**The request**
Both the line containing "Emit a Python" and the line containing "import plotly.graph_objects as go" are part of the range to copy, along with every line between them. Copy it exactly and leave out the pictures.
# Provided data start
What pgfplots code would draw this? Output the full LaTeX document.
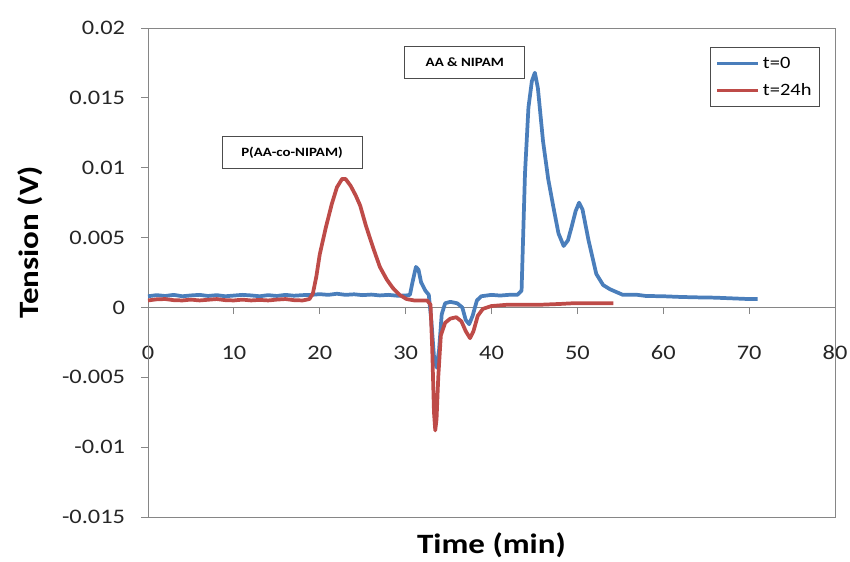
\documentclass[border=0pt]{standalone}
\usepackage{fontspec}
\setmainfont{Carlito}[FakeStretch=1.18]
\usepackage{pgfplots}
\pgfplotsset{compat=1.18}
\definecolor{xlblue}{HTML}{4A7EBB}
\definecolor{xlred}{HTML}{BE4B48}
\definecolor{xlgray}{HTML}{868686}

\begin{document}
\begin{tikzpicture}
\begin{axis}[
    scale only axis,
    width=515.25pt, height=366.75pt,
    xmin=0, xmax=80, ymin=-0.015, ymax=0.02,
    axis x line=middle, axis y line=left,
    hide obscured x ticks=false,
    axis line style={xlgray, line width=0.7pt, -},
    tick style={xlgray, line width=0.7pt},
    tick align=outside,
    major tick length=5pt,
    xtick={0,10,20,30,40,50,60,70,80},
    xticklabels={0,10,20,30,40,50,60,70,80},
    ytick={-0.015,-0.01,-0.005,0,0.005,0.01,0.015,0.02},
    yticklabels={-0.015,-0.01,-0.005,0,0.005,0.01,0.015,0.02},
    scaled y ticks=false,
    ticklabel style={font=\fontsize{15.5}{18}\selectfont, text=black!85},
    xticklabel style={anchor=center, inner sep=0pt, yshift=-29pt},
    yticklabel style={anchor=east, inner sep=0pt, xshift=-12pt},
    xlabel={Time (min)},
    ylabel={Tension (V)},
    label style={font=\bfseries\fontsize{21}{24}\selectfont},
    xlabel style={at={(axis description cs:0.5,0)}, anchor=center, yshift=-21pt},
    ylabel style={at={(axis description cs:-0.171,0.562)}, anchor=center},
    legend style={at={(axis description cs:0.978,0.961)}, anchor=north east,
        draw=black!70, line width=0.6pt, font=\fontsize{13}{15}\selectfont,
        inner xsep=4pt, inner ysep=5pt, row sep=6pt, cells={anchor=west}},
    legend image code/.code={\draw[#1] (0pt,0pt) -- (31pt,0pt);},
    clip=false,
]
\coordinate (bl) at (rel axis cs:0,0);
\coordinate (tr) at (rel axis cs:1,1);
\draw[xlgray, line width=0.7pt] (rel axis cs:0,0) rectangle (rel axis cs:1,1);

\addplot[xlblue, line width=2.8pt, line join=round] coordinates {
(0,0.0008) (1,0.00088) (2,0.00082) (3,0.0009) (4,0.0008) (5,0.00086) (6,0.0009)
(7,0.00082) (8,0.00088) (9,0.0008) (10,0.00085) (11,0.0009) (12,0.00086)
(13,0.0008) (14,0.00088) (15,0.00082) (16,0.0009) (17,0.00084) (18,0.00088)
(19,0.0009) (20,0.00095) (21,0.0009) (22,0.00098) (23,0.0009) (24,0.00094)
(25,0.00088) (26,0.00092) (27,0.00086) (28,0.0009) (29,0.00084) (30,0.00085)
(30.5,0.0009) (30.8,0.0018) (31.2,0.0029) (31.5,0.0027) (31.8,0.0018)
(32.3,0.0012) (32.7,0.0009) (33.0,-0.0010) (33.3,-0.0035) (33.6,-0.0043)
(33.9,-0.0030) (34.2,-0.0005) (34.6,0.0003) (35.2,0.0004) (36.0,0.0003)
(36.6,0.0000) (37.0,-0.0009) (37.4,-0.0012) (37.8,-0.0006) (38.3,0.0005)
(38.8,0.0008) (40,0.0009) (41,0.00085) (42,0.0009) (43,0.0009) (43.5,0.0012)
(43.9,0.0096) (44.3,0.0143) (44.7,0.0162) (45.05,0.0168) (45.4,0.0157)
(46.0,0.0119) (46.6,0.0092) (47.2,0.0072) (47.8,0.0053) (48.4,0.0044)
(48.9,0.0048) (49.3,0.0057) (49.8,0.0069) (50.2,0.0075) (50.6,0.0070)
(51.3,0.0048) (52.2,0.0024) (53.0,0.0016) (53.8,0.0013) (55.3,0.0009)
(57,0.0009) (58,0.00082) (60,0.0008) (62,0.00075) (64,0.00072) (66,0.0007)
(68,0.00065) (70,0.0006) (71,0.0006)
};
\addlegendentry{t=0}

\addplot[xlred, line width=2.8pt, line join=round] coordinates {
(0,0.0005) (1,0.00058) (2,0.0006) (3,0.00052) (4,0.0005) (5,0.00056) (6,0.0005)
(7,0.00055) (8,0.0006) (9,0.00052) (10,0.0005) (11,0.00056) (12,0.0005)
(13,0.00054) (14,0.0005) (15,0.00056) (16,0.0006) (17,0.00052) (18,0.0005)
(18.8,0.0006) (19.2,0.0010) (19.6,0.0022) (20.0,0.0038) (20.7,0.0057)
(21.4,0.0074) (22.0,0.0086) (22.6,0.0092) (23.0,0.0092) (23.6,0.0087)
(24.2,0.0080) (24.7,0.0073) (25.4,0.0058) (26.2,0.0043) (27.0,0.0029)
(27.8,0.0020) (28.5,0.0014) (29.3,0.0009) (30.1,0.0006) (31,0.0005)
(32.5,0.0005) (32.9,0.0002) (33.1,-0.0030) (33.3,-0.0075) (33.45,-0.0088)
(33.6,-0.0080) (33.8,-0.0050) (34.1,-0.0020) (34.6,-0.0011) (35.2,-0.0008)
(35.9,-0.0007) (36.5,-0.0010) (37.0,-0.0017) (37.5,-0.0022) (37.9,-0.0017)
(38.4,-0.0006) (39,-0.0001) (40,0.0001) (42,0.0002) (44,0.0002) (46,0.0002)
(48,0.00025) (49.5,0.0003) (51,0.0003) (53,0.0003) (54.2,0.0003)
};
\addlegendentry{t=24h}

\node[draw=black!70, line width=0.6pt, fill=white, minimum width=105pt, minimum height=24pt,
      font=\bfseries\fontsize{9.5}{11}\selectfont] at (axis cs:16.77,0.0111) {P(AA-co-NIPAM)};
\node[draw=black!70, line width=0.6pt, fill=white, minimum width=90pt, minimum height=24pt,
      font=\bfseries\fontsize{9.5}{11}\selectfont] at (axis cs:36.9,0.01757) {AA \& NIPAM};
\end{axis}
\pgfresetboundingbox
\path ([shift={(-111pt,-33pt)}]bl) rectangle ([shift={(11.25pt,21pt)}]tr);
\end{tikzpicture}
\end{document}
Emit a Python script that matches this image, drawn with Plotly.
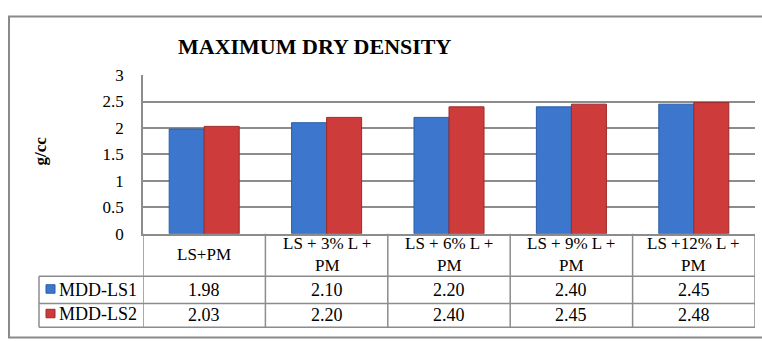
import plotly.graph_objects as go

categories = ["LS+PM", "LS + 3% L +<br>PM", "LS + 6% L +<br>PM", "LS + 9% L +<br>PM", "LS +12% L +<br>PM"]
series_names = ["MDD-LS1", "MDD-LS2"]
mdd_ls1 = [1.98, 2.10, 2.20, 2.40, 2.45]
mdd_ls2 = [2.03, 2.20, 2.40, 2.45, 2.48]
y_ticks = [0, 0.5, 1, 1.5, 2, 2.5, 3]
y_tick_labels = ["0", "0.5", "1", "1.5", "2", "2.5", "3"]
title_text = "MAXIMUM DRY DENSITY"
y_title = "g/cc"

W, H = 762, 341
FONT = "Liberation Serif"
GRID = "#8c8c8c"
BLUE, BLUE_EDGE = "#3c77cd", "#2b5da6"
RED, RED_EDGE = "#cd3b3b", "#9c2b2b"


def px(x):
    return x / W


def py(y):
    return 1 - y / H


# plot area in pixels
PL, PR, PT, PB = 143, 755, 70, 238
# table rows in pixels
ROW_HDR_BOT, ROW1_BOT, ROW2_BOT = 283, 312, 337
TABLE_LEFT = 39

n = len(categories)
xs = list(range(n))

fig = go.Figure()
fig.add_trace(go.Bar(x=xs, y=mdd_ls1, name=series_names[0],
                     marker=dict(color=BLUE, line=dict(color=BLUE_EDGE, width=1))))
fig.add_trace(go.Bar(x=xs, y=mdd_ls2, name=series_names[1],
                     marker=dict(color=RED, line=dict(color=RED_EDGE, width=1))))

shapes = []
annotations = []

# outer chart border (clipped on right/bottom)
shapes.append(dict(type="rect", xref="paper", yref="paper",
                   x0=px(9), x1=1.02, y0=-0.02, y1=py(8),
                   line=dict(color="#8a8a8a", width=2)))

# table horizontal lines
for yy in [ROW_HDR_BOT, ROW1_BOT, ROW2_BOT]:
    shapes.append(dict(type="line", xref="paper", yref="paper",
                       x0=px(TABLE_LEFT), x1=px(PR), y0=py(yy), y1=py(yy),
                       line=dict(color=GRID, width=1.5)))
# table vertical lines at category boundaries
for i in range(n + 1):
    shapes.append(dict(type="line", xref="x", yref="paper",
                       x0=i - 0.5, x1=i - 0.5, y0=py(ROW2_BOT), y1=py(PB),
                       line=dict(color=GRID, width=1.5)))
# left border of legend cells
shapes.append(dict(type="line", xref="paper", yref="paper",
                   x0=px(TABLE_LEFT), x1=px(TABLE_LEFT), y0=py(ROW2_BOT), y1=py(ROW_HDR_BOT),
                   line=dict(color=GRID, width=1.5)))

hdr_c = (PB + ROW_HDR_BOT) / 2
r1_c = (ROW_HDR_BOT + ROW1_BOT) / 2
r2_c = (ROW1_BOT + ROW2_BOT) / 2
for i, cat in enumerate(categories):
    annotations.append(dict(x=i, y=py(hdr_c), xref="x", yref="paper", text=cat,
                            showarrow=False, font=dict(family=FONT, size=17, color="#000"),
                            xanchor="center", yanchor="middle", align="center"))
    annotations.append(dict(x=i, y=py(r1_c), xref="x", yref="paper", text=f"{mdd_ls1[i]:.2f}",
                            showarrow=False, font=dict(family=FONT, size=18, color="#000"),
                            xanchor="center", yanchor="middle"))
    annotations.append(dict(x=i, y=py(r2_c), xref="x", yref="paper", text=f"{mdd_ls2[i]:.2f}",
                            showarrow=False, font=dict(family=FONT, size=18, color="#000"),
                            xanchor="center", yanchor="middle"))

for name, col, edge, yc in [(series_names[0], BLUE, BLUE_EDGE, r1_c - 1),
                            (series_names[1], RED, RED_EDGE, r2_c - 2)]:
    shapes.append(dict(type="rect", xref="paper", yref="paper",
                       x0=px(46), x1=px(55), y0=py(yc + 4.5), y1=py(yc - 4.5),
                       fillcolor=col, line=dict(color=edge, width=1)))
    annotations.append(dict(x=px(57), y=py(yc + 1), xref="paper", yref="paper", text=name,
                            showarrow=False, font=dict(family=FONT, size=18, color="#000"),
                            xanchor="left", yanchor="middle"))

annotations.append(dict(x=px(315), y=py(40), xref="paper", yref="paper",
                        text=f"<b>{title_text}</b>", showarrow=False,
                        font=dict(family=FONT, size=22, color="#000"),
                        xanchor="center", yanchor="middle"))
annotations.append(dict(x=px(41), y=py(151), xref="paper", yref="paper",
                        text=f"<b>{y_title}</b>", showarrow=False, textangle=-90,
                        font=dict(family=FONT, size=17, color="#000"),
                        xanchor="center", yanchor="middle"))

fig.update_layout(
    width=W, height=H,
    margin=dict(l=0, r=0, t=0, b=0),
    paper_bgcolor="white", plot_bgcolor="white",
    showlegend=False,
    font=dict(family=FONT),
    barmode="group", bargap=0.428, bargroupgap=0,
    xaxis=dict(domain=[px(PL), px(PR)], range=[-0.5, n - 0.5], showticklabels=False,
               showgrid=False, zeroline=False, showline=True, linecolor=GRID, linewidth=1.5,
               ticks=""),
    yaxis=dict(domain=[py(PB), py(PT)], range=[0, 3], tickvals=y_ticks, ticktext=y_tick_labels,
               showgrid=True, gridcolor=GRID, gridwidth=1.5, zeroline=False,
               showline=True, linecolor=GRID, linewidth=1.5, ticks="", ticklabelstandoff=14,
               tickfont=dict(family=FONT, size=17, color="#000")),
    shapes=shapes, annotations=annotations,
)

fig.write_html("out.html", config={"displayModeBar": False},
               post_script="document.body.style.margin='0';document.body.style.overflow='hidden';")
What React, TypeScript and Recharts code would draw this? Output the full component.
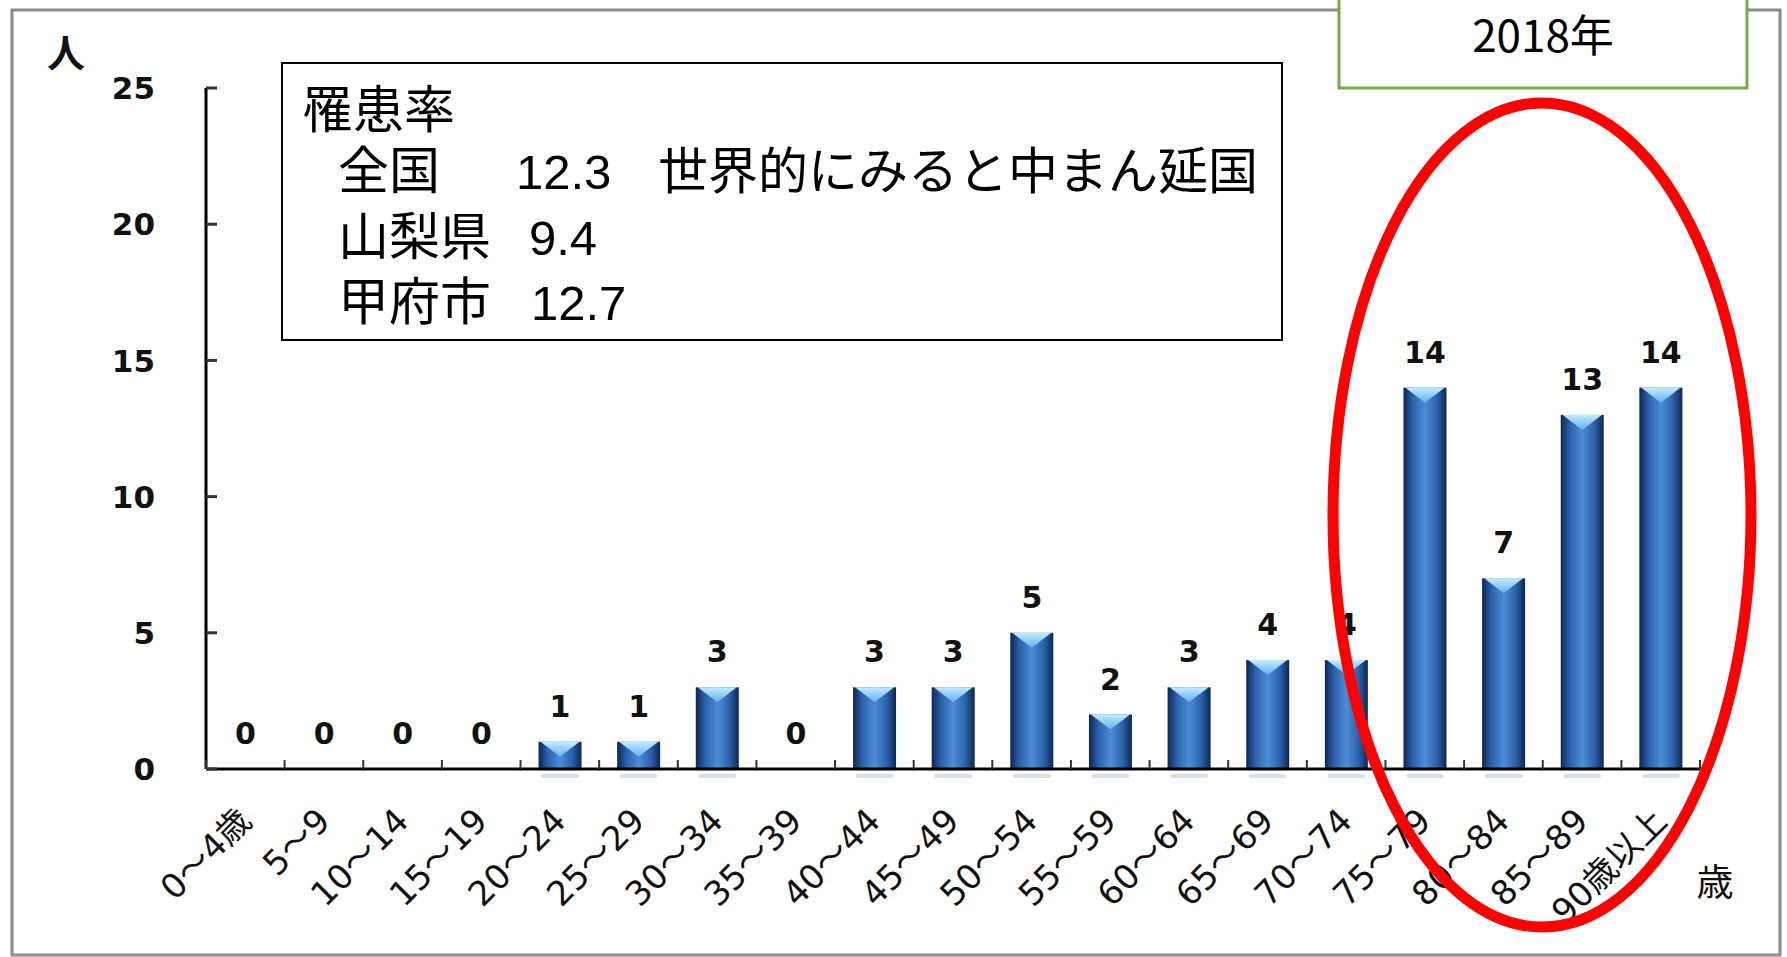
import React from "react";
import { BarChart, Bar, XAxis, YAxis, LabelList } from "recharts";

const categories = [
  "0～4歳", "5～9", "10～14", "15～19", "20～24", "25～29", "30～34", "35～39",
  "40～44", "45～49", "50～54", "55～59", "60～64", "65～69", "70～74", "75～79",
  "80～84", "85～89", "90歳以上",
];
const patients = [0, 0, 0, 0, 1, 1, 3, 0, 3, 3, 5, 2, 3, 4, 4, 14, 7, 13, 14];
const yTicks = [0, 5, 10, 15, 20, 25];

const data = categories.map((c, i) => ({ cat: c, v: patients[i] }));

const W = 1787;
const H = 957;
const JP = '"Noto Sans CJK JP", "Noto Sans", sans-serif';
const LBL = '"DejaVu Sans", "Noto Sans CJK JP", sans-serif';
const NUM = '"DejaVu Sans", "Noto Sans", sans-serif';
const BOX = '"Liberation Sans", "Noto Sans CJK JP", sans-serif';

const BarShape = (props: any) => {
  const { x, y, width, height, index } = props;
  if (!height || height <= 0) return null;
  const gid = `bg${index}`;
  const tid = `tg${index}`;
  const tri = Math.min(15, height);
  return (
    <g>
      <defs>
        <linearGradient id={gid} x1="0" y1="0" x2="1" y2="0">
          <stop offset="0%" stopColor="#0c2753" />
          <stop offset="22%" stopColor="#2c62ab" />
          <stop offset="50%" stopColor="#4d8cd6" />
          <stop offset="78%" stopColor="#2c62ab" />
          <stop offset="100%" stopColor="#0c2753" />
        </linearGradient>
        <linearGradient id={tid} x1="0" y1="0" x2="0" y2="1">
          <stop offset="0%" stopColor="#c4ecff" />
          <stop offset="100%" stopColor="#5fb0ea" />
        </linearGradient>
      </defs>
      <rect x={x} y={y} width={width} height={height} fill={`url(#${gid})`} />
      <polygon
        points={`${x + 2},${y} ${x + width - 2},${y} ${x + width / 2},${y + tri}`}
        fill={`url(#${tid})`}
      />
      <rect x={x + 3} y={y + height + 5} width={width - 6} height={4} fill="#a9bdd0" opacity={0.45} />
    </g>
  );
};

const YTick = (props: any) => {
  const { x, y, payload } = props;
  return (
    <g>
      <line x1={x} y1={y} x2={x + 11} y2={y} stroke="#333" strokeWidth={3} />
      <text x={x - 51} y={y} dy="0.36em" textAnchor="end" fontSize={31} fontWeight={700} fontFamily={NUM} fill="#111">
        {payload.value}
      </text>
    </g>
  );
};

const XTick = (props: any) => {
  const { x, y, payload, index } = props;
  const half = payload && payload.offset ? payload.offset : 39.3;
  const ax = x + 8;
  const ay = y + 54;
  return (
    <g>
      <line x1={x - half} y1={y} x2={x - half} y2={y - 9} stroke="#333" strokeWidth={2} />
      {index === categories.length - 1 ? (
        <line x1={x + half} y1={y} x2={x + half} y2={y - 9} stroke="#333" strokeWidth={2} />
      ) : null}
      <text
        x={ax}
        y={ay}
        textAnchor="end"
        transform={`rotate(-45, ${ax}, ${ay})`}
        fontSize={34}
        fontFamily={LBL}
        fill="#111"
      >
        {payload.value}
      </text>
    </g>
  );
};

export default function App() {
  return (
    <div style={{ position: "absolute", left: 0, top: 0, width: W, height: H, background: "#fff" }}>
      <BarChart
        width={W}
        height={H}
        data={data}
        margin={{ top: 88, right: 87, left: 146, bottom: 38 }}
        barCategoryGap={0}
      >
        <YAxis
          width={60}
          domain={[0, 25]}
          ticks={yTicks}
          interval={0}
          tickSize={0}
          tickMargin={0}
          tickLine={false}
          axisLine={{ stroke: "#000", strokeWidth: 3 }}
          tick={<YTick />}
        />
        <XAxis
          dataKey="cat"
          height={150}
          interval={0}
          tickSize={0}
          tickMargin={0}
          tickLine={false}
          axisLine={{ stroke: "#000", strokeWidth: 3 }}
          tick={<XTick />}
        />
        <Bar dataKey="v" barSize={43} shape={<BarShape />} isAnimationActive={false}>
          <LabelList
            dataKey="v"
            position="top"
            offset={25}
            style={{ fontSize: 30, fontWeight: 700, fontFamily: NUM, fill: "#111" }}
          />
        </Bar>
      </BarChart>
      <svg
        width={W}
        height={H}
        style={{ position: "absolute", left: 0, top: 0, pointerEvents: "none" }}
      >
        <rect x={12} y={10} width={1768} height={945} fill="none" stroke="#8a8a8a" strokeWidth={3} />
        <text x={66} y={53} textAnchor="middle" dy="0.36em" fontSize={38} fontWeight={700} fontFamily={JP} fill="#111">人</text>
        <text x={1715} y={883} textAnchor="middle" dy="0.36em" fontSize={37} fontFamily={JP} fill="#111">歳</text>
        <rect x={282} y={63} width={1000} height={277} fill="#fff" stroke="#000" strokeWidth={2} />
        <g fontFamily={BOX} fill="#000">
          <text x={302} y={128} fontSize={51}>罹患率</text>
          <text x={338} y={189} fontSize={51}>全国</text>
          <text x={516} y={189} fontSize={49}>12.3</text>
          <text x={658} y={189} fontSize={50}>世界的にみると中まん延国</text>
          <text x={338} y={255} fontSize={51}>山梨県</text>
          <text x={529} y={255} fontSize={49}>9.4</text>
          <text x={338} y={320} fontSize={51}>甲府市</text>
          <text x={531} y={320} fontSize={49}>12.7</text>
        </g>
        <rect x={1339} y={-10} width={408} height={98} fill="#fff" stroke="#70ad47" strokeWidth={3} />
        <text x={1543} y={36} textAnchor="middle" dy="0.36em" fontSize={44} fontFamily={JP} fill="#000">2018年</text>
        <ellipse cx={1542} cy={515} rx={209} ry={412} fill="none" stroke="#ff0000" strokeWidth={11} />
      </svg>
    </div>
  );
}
# Provided data end
**Task output**
Emit a Python script that matches this image, drawn with Plotly.
import plotly.graph_objects as go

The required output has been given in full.